Gráfico 1: Indicador de Vulnerabilidade do Fed, dados 2015-17
Fontes: FMI, Banco Mundial, BIS e bancos centrais dos países listados.
Gráfico 2: Indicador de Vulnerabilidade Ampliado, dados 2015-17
Fontes: FMI, Banco Mundial, BIS e bancos centrais dos países listados.
Ainda que o Brasil permaneça em uma posição igualmente ruim, os motivos para isso mudaram um pouco nesses quatro anos. Em especial, os indicadores do setor externo brasileiro são atualmente bem melhores, com o déficit em conta corrente na faixa de 0,5% do PIB, contra os quase 4% do PIB de então. Além disso, o investimento direto estrangeiro permanece elevado e a taxa de câmbio está até um pouco subvalorizada, em termos de o real estar mais depreciado do que na média dos últimos 23 anos. Aonde o Brasil está especialmente mal é nos resultados do setor público, em particular no que diz respeito à dívida bruta do setor público, que é de longe a mais alta dentro do grupo de emergentes considerado.

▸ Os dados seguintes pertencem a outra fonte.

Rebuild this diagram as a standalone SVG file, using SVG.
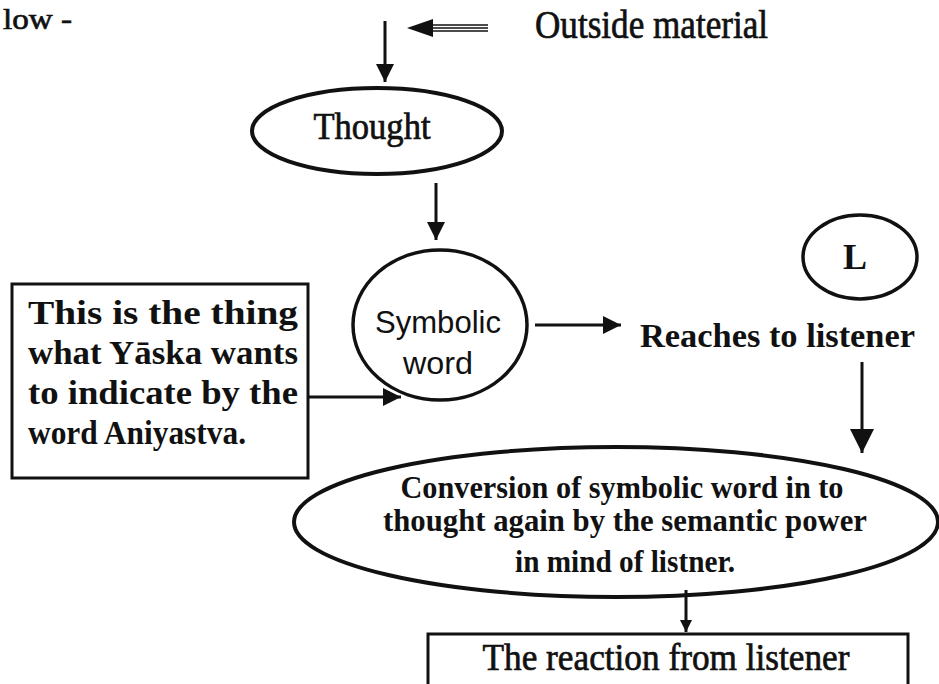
<svg xmlns="http://www.w3.org/2000/svg" width="939" height="684" viewBox="0 0 939 684">
<defs>
<style>
.ser{font-family:"Liberation Serif","Times New Roman",serif;fill:#111;}
.b{font-weight:bold;}
.sans{font-family:"Liberation Sans",Arial,sans-serif;fill:#111;}
.shape{fill:none;stroke:#111;}
.con{stroke:#111;stroke-width:3;fill:none;}
.heavy{stroke:#111;stroke-width:0.7;}
</style>
<marker id="ah" viewBox="0 0 10 10" refX="10" refY="5" markerWidth="24" markerHeight="18" markerUnits="userSpaceOnUse" orient="auto"><path d="M0,0 L10,5 L0,10 z" fill="#111"/></marker>
<marker id="ahl" viewBox="0 0 10 10" refX="10" refY="5" markerWidth="28" markerHeight="24" markerUnits="userSpaceOnUse" orient="auto"><path d="M0,0 L10,5 L0,10 z" fill="#111"/></marker>
<marker id="ahs" viewBox="0 0 10 10" refX="10" refY="5" markerWidth="14" markerHeight="12" markerUnits="userSpaceOnUse" orient="auto"><path d="M0,0 L10,5 L0,10 z" fill="#111"/></marker>
</defs>
<rect width="939" height="684" fill="#fff"/>

<text class="ser heavy" x="3" y="29" font-size="30" textLength="69" lengthAdjust="spacingAndGlyphs">low -</text>

<g id="outside">
<text class="ser heavy" x="535" y="38" font-size="40" textLength="233" lengthAdjust="spacingAndGlyphs">Outside material</text>
</g>

<g id="thought">
<ellipse class="shape" cx="377" cy="131" rx="125" ry="43" stroke-width="4"/>
<text class="ser heavy" x="372" y="139" font-size="37" text-anchor="middle" textLength="117" lengthAdjust="spacingAndGlyphs">Thought</text>
</g>

<g id="symbolic">
<ellipse class="shape" cx="440" cy="325" rx="87" ry="75" stroke-width="3.5"/>
<text class="sans" x="438" y="333" font-size="31" text-anchor="middle" textLength="126" lengthAdjust="spacingAndGlyphs">Symbolic</text>
<text class="sans" x="438" y="374" font-size="31" text-anchor="middle" textLength="70" lengthAdjust="spacingAndGlyphs">word</text>
</g>

<g id="note">
<rect class="shape" x="12" y="284" width="296" height="194" stroke-width="3"/>
<text class="ser b" x="28" y="324" font-size="33" textLength="270" lengthAdjust="spacingAndGlyphs">This is the thing</text>
<text class="ser b" x="28" y="364" font-size="33" textLength="270" lengthAdjust="spacingAndGlyphs">what  Yāska wants</text>
<text class="ser b" x="28" y="404" font-size="33" textLength="270" lengthAdjust="spacingAndGlyphs">to indicate by the</text>
<text class="ser b" x="28" y="444" font-size="33" textLength="218" lengthAdjust="spacingAndGlyphs">word Aniyastva.</text>
</g>

<g id="reaches">
<text class="ser b" x="640" y="347" font-size="34" textLength="275" lengthAdjust="spacingAndGlyphs">Reaches to listener</text>
</g>

<g id="listener">
<ellipse class="shape" cx="860" cy="257" rx="57" ry="42" stroke-width="3.5"/>
<text class="ser b" x="855" y="269" font-size="36" text-anchor="middle">L</text>
</g>

<g id="conversion">
<ellipse class="shape" cx="616" cy="522" rx="322" ry="75" stroke-width="4"/>
<text class="ser b" x="622" y="498" font-size="31" text-anchor="middle" textLength="443" lengthAdjust="spacingAndGlyphs">Conversion of symbolic word in to</text>
<text class="ser b" x="625" y="531" font-size="31" text-anchor="middle" textLength="484" lengthAdjust="spacingAndGlyphs">thought again by the semantic power</text>
<text class="ser b" x="625" y="572" font-size="31" text-anchor="middle" textLength="220" lengthAdjust="spacingAndGlyphs">in mind of listner.</text>
</g>

<g id="reaction">
<rect class="shape" x="428" y="634" width="480" height="60" stroke-width="3"/>
<text class="ser heavy" x="666" y="670" font-size="37" text-anchor="middle" textLength="367" lengthAdjust="spacingAndGlyphs">The reaction from listener</text>
</g>

<g id="connectors">
<g stroke="#111" stroke-width="1.3">
<line x1="428" y1="25" x2="488" y2="25"/>
<line x1="428" y1="28" x2="488" y2="28"/>
<line x1="428" y1="31" x2="488" y2="31"/>
</g>
<path d="M407,28 L433,19 L433,37 z" fill="#111"/>
<line class="con" x1="385" y1="21" x2="385" y2="82" marker-end="url(#ah)"/>
<line class="con" x1="436" y1="183" x2="436" y2="240" marker-end="url(#ah)"/>
<line class="con" x1="308" y1="397" x2="401" y2="397" marker-end="url(#ah)"/>
<line class="con" x1="535" y1="325" x2="621" y2="325" marker-end="url(#ah)"/>
<line class="con" x1="862" y1="362" x2="862" y2="453" marker-end="url(#ahl)"/>
<line class="con" stroke-width="2" x1="686" y1="590" x2="686" y2="632" marker-end="url(#ahs)"/>
</g>
</svg>
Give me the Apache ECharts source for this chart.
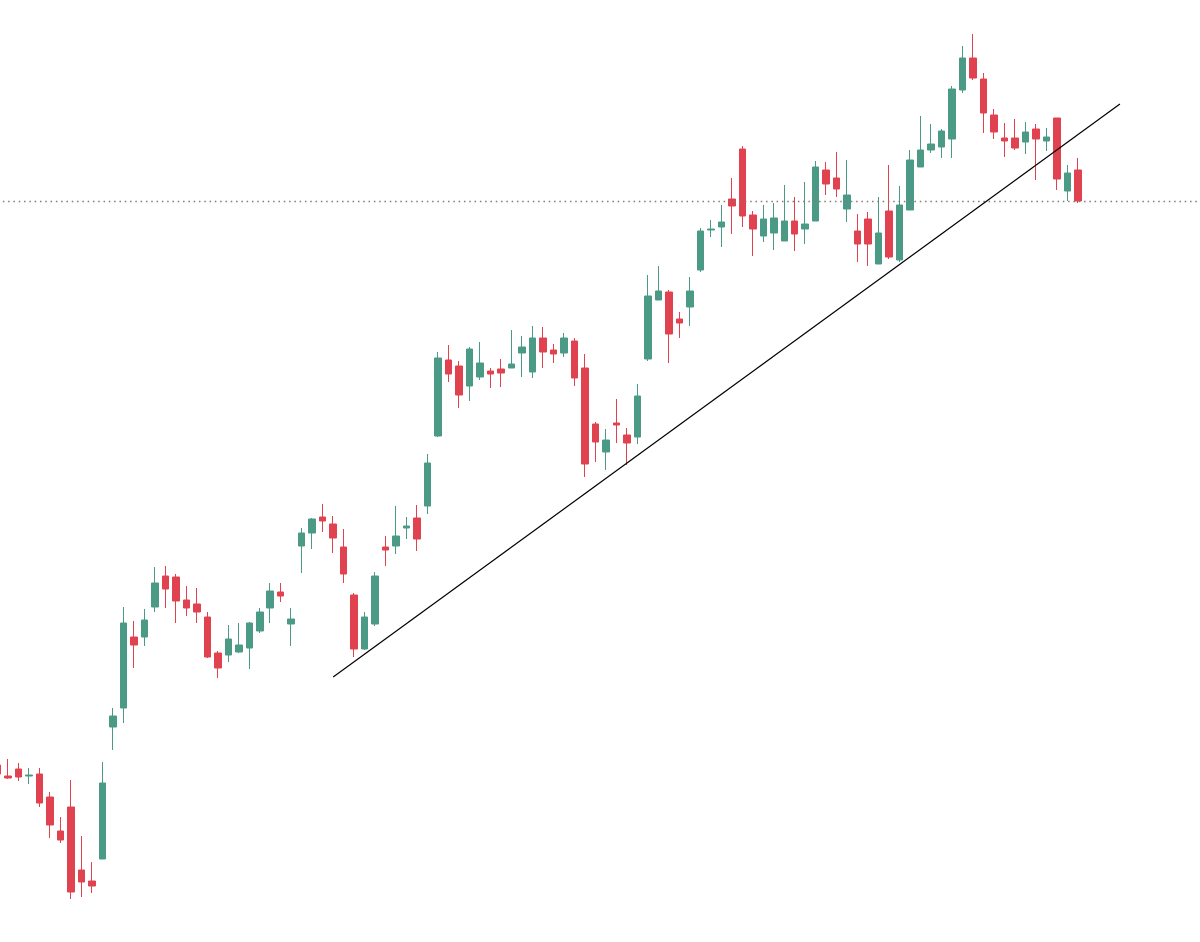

O fato de o Brasil estar pouco vulnerável no setor externo possivelmente explica porque a crise aqui parece ser mais suave do que na Argentina e na Turquia, os dois outros países que compõem o trio de mais vulneráveis. Esse, porém, deveria ser um conforto menor: em os indicadores fiscais continuando a evoluir desfavoravelmente, como se prevê, a atual piora nas condições financeiras externas pode a qualquer momento levar a uma crise de confiança em relação ao risco de crédito do setor público brasileiro e a uma corrida para longe do real, que será tão ou mais dolorosa do que a experimentada por Argentina e Turquia atualmente.